** The problem **
Repeat the line that contains "Rebuild this diagram", the line that contains "(10,7) rectangle (470,750);", and all lines between them, exactly and with no other lines.

** Data supplied **
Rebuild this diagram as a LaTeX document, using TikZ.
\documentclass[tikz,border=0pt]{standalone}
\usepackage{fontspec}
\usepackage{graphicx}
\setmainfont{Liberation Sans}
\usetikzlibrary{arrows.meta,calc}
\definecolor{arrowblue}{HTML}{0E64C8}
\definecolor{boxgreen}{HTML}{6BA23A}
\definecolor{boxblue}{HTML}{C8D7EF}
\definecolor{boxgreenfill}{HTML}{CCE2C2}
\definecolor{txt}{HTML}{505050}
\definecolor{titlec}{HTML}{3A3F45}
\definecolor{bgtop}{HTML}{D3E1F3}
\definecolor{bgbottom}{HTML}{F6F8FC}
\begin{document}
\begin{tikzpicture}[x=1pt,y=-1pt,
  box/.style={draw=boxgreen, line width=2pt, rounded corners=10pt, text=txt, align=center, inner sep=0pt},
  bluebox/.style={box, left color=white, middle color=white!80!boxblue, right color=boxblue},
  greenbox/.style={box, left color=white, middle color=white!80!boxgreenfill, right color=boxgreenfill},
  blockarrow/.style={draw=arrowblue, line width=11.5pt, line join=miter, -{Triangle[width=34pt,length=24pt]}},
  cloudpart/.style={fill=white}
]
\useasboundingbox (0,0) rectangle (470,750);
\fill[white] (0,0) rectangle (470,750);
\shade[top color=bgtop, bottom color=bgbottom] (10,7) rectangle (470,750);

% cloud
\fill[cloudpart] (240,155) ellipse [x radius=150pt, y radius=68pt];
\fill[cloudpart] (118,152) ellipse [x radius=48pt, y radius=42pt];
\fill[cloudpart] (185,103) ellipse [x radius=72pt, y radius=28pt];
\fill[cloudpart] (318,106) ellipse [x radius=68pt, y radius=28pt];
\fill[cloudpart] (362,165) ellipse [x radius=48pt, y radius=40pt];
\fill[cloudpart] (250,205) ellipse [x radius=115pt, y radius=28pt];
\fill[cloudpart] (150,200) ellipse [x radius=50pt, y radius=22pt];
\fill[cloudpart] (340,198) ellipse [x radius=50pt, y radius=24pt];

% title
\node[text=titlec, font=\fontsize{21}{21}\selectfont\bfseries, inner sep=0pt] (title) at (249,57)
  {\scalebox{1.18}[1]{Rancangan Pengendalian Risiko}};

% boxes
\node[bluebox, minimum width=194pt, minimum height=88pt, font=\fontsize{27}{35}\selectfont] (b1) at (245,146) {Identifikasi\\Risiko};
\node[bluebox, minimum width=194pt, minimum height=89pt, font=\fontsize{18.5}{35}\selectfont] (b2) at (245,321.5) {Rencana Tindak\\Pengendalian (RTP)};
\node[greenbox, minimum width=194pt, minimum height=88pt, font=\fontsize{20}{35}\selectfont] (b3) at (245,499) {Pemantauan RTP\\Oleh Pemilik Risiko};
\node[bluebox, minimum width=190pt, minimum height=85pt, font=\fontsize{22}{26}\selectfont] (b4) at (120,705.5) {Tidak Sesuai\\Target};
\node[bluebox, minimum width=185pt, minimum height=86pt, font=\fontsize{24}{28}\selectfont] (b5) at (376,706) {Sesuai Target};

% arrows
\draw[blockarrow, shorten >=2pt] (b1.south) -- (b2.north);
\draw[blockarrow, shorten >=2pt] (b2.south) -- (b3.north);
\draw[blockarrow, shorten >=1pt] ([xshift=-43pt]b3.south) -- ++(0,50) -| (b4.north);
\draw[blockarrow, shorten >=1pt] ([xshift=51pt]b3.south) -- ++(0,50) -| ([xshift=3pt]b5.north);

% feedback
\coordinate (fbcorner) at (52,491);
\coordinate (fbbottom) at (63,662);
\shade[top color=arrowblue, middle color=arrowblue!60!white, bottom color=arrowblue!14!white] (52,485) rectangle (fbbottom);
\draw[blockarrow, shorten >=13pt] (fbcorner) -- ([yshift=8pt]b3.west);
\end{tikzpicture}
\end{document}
* * *
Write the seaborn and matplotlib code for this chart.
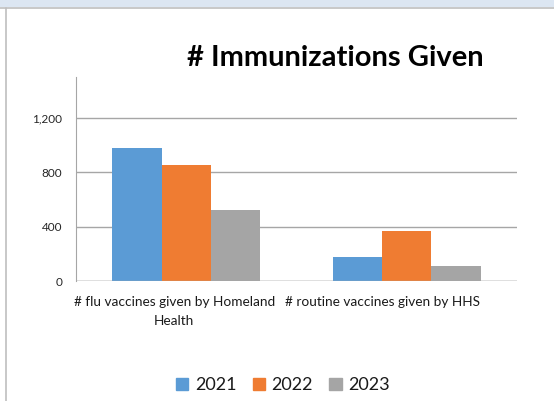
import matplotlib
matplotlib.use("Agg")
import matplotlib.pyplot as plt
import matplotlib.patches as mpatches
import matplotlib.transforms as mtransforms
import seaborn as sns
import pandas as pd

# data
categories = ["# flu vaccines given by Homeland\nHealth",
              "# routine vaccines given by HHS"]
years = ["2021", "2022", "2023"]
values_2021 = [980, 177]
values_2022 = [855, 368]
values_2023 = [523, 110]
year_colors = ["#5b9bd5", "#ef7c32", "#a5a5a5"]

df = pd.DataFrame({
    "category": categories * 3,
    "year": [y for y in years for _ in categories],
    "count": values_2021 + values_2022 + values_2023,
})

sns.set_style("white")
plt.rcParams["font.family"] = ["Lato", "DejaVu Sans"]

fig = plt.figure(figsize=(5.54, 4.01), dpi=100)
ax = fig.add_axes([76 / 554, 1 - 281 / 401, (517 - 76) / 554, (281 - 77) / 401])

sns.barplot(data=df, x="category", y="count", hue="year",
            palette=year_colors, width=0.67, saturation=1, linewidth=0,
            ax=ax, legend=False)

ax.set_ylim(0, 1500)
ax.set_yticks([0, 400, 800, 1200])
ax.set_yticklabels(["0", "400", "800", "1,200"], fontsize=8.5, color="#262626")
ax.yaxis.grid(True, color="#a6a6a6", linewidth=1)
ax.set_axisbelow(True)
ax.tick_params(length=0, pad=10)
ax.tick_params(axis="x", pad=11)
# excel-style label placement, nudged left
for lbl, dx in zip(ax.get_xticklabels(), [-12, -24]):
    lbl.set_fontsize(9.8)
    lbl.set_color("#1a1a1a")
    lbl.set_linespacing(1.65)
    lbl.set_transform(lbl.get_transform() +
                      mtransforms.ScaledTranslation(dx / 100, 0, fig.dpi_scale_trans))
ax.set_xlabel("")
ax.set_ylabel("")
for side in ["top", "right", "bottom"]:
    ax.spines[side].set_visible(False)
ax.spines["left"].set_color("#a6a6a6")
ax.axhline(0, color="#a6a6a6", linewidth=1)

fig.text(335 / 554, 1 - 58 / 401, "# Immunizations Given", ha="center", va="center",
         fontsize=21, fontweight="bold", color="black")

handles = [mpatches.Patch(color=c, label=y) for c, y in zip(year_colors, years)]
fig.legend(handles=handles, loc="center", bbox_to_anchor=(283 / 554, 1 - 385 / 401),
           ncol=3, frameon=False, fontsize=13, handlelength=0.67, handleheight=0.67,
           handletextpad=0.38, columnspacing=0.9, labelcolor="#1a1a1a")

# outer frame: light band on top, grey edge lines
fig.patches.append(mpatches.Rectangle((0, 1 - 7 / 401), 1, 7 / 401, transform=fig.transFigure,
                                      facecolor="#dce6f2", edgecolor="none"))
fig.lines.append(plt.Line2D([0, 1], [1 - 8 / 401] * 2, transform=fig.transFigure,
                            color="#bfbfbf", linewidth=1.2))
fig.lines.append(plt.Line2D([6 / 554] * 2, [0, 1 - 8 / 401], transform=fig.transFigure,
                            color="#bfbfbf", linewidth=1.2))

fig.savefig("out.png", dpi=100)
* * *
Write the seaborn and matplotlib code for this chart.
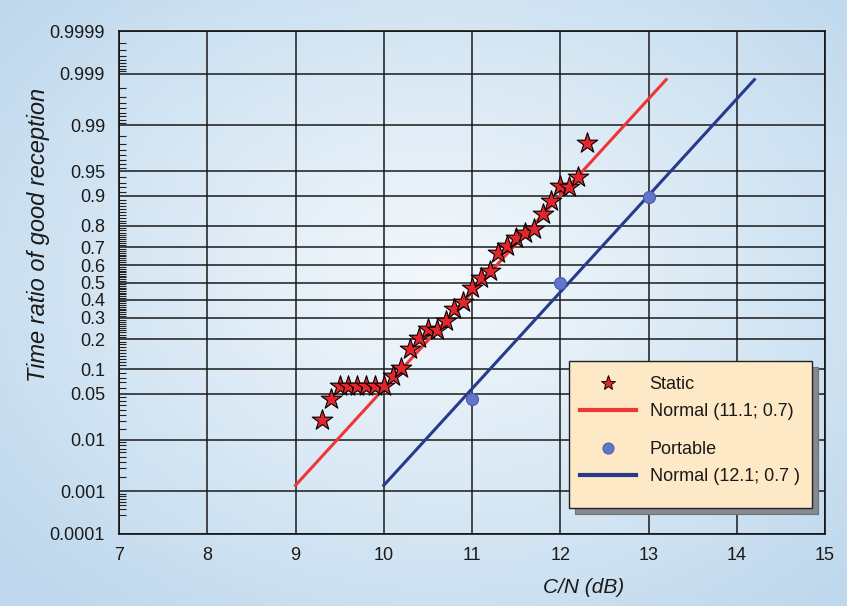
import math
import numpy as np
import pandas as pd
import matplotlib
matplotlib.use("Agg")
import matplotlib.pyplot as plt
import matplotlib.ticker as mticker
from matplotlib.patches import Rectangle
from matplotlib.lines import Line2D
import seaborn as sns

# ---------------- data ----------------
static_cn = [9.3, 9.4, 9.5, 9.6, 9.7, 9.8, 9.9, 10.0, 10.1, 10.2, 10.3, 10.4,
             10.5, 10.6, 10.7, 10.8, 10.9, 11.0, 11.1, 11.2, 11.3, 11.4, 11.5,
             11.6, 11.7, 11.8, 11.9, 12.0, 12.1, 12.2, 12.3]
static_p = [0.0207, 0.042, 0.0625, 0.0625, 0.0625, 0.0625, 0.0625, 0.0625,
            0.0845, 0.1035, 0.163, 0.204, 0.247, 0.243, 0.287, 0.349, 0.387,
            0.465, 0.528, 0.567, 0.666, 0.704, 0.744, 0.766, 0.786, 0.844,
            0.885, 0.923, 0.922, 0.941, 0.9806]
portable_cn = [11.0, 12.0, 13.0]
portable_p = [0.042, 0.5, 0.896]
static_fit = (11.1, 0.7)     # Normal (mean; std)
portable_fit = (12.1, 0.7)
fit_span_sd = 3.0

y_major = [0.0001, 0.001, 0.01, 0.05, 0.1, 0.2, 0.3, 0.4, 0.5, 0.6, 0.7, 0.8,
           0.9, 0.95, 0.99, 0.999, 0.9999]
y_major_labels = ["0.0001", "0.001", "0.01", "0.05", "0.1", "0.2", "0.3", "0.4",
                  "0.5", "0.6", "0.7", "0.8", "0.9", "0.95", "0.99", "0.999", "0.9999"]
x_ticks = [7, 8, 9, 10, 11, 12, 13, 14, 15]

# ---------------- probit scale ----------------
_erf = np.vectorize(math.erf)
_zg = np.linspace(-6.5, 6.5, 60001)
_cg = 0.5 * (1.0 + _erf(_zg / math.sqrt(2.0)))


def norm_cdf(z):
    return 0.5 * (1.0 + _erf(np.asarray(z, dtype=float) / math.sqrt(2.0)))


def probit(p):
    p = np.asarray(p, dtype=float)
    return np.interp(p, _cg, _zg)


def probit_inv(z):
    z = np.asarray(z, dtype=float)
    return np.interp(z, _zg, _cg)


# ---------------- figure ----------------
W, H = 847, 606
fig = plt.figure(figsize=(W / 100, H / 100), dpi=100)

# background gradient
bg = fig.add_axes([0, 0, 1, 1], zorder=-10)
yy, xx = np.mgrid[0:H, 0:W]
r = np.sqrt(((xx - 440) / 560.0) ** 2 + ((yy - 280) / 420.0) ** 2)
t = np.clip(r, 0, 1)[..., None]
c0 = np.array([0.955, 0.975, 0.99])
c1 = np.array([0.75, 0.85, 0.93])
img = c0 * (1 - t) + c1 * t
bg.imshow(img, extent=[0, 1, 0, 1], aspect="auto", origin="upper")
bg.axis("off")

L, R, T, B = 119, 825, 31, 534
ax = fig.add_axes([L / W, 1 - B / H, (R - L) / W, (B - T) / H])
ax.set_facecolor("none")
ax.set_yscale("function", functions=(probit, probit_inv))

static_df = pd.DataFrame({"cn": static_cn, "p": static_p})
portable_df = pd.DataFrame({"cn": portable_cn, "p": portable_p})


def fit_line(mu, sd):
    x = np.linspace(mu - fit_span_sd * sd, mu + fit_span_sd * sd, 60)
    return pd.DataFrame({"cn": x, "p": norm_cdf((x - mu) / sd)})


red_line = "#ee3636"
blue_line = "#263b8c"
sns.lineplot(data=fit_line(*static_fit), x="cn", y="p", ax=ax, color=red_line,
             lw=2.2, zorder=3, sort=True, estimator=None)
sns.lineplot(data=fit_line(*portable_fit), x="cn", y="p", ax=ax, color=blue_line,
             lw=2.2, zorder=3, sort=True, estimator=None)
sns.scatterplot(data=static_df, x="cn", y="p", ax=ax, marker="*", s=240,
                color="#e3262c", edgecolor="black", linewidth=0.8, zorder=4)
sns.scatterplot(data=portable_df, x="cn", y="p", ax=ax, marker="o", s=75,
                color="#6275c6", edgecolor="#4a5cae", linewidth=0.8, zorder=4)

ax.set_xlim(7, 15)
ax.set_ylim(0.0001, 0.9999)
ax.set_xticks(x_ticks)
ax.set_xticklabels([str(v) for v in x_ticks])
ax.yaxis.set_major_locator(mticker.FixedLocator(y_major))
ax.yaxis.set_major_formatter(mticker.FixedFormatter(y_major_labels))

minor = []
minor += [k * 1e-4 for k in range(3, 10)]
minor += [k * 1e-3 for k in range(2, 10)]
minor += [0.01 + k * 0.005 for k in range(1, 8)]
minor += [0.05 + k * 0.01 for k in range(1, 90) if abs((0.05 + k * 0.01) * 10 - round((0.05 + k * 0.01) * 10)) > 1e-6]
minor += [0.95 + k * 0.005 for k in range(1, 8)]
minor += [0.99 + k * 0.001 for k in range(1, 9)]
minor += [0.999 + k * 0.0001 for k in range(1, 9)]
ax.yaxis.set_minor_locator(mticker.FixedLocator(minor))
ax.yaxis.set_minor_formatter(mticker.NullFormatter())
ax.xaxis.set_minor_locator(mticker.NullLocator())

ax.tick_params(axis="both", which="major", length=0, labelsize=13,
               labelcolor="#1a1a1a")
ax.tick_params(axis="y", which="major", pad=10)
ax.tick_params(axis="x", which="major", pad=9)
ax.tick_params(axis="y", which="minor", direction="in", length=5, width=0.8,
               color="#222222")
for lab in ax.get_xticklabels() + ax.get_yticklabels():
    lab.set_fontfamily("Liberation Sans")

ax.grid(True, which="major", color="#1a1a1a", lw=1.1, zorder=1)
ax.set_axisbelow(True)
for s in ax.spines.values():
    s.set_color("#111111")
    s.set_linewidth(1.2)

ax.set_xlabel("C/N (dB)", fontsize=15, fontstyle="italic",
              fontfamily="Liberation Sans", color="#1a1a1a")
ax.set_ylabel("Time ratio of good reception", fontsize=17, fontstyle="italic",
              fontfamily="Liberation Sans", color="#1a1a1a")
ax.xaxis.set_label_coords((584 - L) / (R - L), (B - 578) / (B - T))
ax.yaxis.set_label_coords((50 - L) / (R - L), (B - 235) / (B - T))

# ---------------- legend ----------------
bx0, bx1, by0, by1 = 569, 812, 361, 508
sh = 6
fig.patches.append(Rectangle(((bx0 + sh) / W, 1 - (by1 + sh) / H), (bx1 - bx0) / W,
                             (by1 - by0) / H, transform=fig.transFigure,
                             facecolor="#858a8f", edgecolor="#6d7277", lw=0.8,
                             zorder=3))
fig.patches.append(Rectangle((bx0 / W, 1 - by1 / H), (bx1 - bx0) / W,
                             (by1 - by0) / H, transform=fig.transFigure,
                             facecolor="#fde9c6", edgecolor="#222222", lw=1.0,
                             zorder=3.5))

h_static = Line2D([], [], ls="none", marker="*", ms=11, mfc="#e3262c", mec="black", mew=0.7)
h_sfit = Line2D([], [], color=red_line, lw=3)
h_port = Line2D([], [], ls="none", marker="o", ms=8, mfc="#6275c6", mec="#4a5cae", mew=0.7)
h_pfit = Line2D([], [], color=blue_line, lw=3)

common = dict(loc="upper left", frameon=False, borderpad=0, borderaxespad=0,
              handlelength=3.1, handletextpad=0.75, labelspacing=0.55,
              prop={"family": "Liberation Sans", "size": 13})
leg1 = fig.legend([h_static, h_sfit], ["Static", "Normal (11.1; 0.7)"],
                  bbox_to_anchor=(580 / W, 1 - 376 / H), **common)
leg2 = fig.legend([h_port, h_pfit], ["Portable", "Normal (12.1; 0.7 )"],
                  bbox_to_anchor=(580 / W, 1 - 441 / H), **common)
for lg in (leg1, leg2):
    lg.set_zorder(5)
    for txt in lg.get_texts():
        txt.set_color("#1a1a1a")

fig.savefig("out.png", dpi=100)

** Answer for the task **
Rebuild this diagram as a LaTeX document, using TikZ.
\documentclass[tikz,border=0pt]{standalone}
\usepackage{fontspec}
\usepackage{graphicx}
\setmainfont{Liberation Sans}
\usetikzlibrary{arrows.meta,calc}
\definecolor{arrowblue}{HTML}{0E64C8}
\definecolor{boxgreen}{HTML}{6BA23A}
\definecolor{boxblue}{HTML}{C8D7EF}
\definecolor{boxgreenfill}{HTML}{CCE2C2}
\definecolor{txt}{HTML}{505050}
\definecolor{titlec}{HTML}{3A3F45}
\definecolor{bgtop}{HTML}{D3E1F3}
\definecolor{bgbottom}{HTML}{F6F8FC}
\begin{document}
\begin{tikzpicture}[x=1pt,y=-1pt,
  box/.style={draw=boxgreen, line width=2pt, rounded corners=10pt, text=txt, align=center, inner sep=0pt},
  bluebox/.style={box, left color=white, middle color=white!80!boxblue, right color=boxblue},
  greenbox/.style={box, left color=white, middle color=white!80!boxgreenfill, right color=boxgreenfill},
  blockarrow/.style={draw=arrowblue, line width=11.5pt, line join=miter, -{Triangle[width=34pt,length=24pt]}},
  cloudpart/.style={fill=white}
]
\useasboundingbox (0,0) rectangle (470,750);
\fill[white] (0,0) rectangle (470,750);
\shade[top color=bgtop, bottom color=bgbottom] (10,7) rectangle (470,750);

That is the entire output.